The denunciation came in a resolution moved by the ruling Pakistan Muslim League party in the National Assembly, the lower house of the parliament.
"Britain's decision will encourage Rushdie who has hurt the sentiments of Muslims around the world," Minister for Parliamentary Affairs Sher Afgan said and warned that the move could damage the efforts for a dialogue between Islam and the West.
Britain Saturday announced the knighthood of Rushdie, whose book "The Satanic Verses" had sparked angry protests in Pakistan and other Muslim countries around the world.
In 1989, the spiritual leader of Iran's Islamic revolution Ayatollah Khomeini issued a death sentence against Rushdie for blasphemy. The fatwa was annulled in 2001 by Iran's former President Mohammad Khatami, who said the country had no intention of carrying out the sentence.

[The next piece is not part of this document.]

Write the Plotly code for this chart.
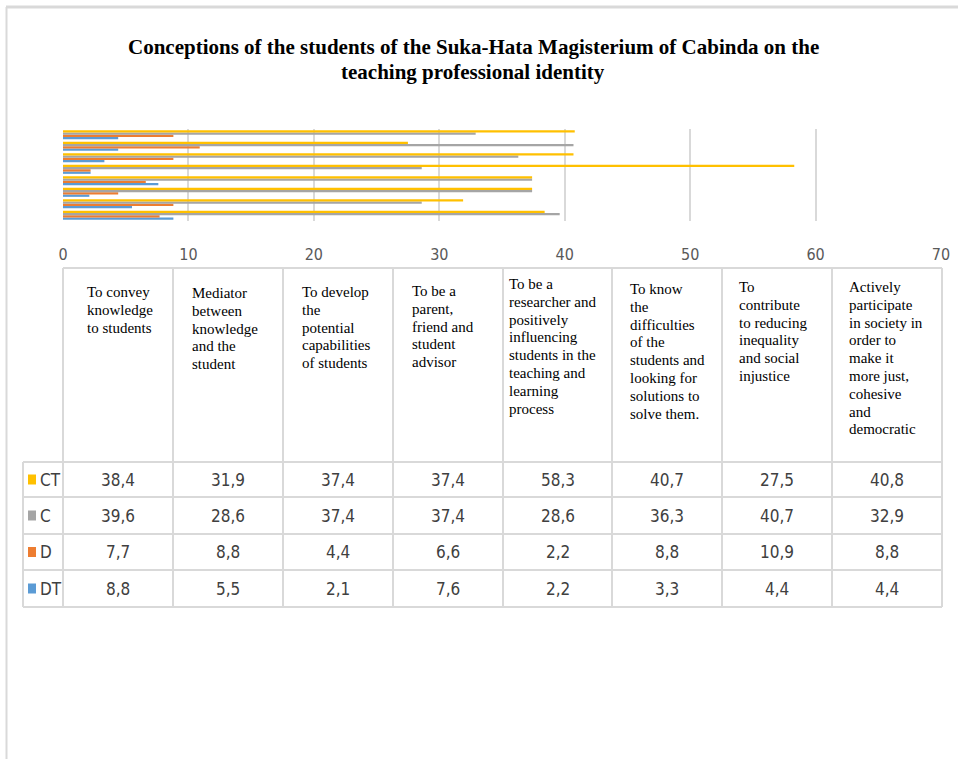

However, Iran on Sunday condemned the knighting of Rushdie.
"Awarding one of the most hated persons within the Islamic world indicates Britain's hostility towards Islam and will put that country against Islamic societies," Iranian Foreign Ministry spokesman Mohammad-Ali Hosseini said.
The conservative as well as liberal members of the Pakistani parliament supported the resolution, which also demanded the British government withdraw the title and even Rushdie's citizenship.